The first time I observed in a public discussion that women are a minority of employed Philosophy professors in the U.S., I was challenged to prove it. The challenge sent me on a long and interesting hunt. I believed that if enough compelling data was presented, then its recipients would earnestly gather around discussion of what, if anything, to do. So I was a bit stumped when I pointed early readers and audience members to the National Survey of Postsecondary Faculty, and the worth of that data was challenged as well. Locating sources of evidence hadn’t answered the challenge, just moved the goal-posts. I redoubled my data-searching efforts for even better numbers.
But now I am persuaded that data is not sufficient — or always necessary — to motivate conversations about improving the discipline. Goal-posts can always be moved if enough challengers want to move them. The work that iced it for me is now in publication in the latest issue of Ergo, which includes an article I’ve really been looking forward to seeing available to all: “Fair Numbers: What Data Can and Cannot Tell Us About the Underrepresentation of Women in Philosophy,” by Yann Benétreau-Dupin (Western) and Guillaume Beaulac (Yale). I invited them to give a short preview here, and this is their response:
Underrepresentation in philosophy: no need for new or better data to enact fairer practices
Yann Benétreau-Dupin & Guillaume Beaulac
It’s important to quantify the gender gap and the underrepresentation of other minority groups in philosophy. It allows us to raise awareness about that underrepresentation and to track the impact of actions taken to offset the imbalances. But data can only tell us so much. Inclusiveness and fairness can’t be defined only in terms of relative representation of different groups; an increased number of women and minorities in philosophy would not necessarily be the sign of healthier climates.
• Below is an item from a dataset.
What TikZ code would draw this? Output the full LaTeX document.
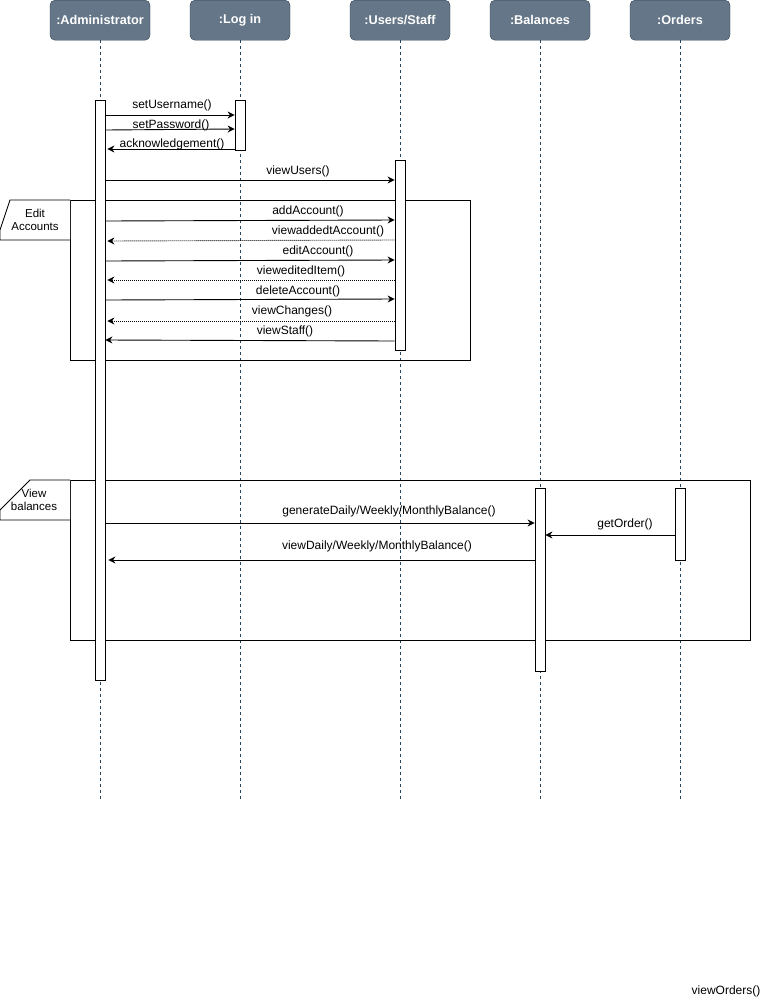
\documentclass[tikz,border=0pt]{standalone}
\usepackage{fontspec}
\setmainfont{Liberation Sans}
\usetikzlibrary{arrows.meta}
\definecolor{headfill}{HTML}{647687}
\definecolor{headline}{HTML}{314354}
\definecolor{lifecol}{HTML}{23445D}
\begin{document}
\begin{tikzpicture}[x=1pt,y=-1pt,
  head/.style={draw=headline,fill=headfill,rounded corners=5pt,minimum width=100pt,minimum height=40pt,
    anchor=north,inner sep=0pt,text=white,font=\fontsize{12.7}{14}\selectfont\bfseries},
  life/.style={draw=lifecol,dash pattern=on 3pt off 3pt,line width=0.8pt},
  act/.style={draw=black,fill=white,minimum width=10pt,anchor=north,inner sep=0pt,line width=0.8pt},
  umlframe/.style={draw=black,anchor=north west,inner sep=0pt,line width=0.9pt},
  msg/.style={draw=black,line width=0.9pt,-{Stealth[length=7pt,width=7pt]}},
  reply/.style={msg,dash pattern=on 1pt off 1pt},
  lbl/.style={inner sep=0pt,font=\fontsize{12}{14}\selectfont},
  tablbl/.style={inner sep=0pt,align=center,font=\fontsize{11.5}{13}\selectfont}]
\useasboundingbox[fill=white] (0,0) rectangle (771,1002);

% participants
\node[head] (hAdm) at (100,0) {:Administrator};
\node[head] (hLog) at (240,0) {:Log in};
\node[head] (hUsr) at (400,0) {:Users/Staff};
\node[head] (hBal) at (540,0) {:Balances};
\node[head] (hOrd) at (680,0) {:Orders};

% lifelines
\foreach \p in {hAdm,hLog,hUsr,hBal,hOrd}{
  \coordinate (\p-end) at (\p.south |- 0,800);
  \draw[life] (\p.south) -- (\p-end);
}

% combined fragments
\node[umlframe,minimum width=400pt,minimum height=160pt] (fEdit) at (70,200) {};
\draw[line width=0.9pt,fill=white] (fEdit.north west) -- (10,200) -- (0,230) -- (0,240) -- (70,240);
\node[tablbl] (tEdit) at (35,220) {Edit\\Accounts};

\node[umlframe,minimum width=680pt,minimum height=160pt] (fBal) at (70,480) {};
\draw[line width=0.9pt,fill=white] (fBal.north west) -- (30,480) -- (0,510) -- (0,520) -- (70,520);
\node[tablbl] (tBal) at (34,500) {View\\balances};

% activation bars
\node[act,minimum height=580pt] (aAdm) at (100,100) {};
\node[act,minimum height=50pt] (aLog) at (240,100) {};
\node[act,minimum height=190pt] (aUsr) at (400,160) {};
\node[act,minimum height=183pt] (aBal) at (540,488) {};
\node[act,minimum height=72pt] (aOrd) at (680,488) {};

% log in
\draw[msg] (aAdm.east |- 0,115) -- (aLog.west |- 0,115);
\node[lbl] (l1) at (172,105) {setUsername()};
\draw[msg] (aAdm.east |- 0,130) -- (aLog.west |- 0,129);
\node[lbl] (l2) at (171,125) {setPassword()};
\draw[msg] (aLog.west |- 0,149) -- ([xshift=2pt]aAdm.east |- 0,149);
\node[lbl] (l3) at (172,144) {acknowledgement()};
\draw[msg] (aAdm.east |- 0,180) -- (aUsr.west |- 0,180);
\node[lbl] (l4) at (298,171) {viewUsers()};

% edit accounts
\draw[msg] (aAdm.east |- 0,221) -- (aUsr.west |- 0,220);
\node[lbl] (l5) at (308,211) {addAccount()};
\draw[reply] (aUsr.west |- 0,240) -- ([xshift=2pt]aAdm.east |- 0,241);
\node[lbl] (l6) at (328,231) {viewaddedtAccount()};
\draw[msg] (aAdm.east |- 0,261) -- (aUsr.west |- 0,260);
\node[lbl] (l7) at (318,251) {editAccount()};
\draw[reply] (aUsr.west |- 0,280) -- ([xshift=2pt]aAdm.east |- 0,280);
\node[lbl] (l8) at (301,271) {vieweditedItem()};
\draw[msg] (aAdm.east |- 0,300) -- (aUsr.west |- 0,299);
\node[lbl] (l9) at (298,291) {deleteAccount()};
\draw[reply] (aUsr.west |- 0,321) -- ([xshift=2pt]aAdm.east |- 0,321);
\node[lbl] (l10) at (292,311) {viewChanges()};
\draw[msg] (aUsr.west |- 0,341) -- (aAdm.east |- 0,340);
\node[lbl] (l11) at (285,331) {viewStaff()};

% balances
\draw[msg] (aAdm.east |- 0,523) -- (aBal.west |- 0,523);
\node[lbl] (l12) at (389,511) {generateDaily/Weekly/MonthlyBalance()};
\draw[msg] (aOrd.west |- 0,535) -- (aBal.east |- 0,535);
\node[lbl] (l13) at (625,524) {getOrder()};
\draw[msg] (aBal.west |- 0,560) -- ([xshift=3pt]aAdm.east |- 0,560);
\node[lbl] (l14) at (377,546) {viewDaily/Weekly/MonthlyBalance()};

\node[lbl] (l15) at (726,991) {viewOrders()};
\end{tikzpicture}
\end{document}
Moreover, we don’t know how much or what kind of data would be needed to convince people invoking innate differences in interest or ability to justify the underrepresentation of women and minorities. Though in principle it might be possible to determine the root cause of this underrepresentation and to decisively refute the controversial arguments of those who defend the status quo, this would likely be very time consuming and our limited resources would be better spent enacting fair and efficient practices in the profession without delay.
We need not wait for new or better data to ensure that fairer practices are enacted. Framing the need for action in terms not of numbered goals but rather fair practices would result in a redefinition of priorities. Philosophy could follow ideas that have been tried elsewhere, in other fields known for their chilly climates, fields where things have been improving in recent decades. Many effective actions can be implemented easily and their merits are difficult to deny—whatever one’s take on why there are few women and minorities in philosophy. For instance, it’s difficult to deny that anonymizing peer-review and grading is a fair practice, whether or not we think that the underrepresentation of women is a sign that the profession has gendered biases.
We’re not denying that such biases exist. But we can advocate the implementation of fairer practices (editorial practices, hiring, grading, curricula, conference organizations, etc.) without referring explicitly to the chilly climate for underrepresented groups in the profession. In a paper that just came out in Ergo (link TBD), we detail arguments for fair practices that short-circuit objections to the virtue of diversity or to the need to make philosophy a more welcoming place to women and minorities. We think that they would help change the climate for the better and have very positive outcomes for everyone in the profession.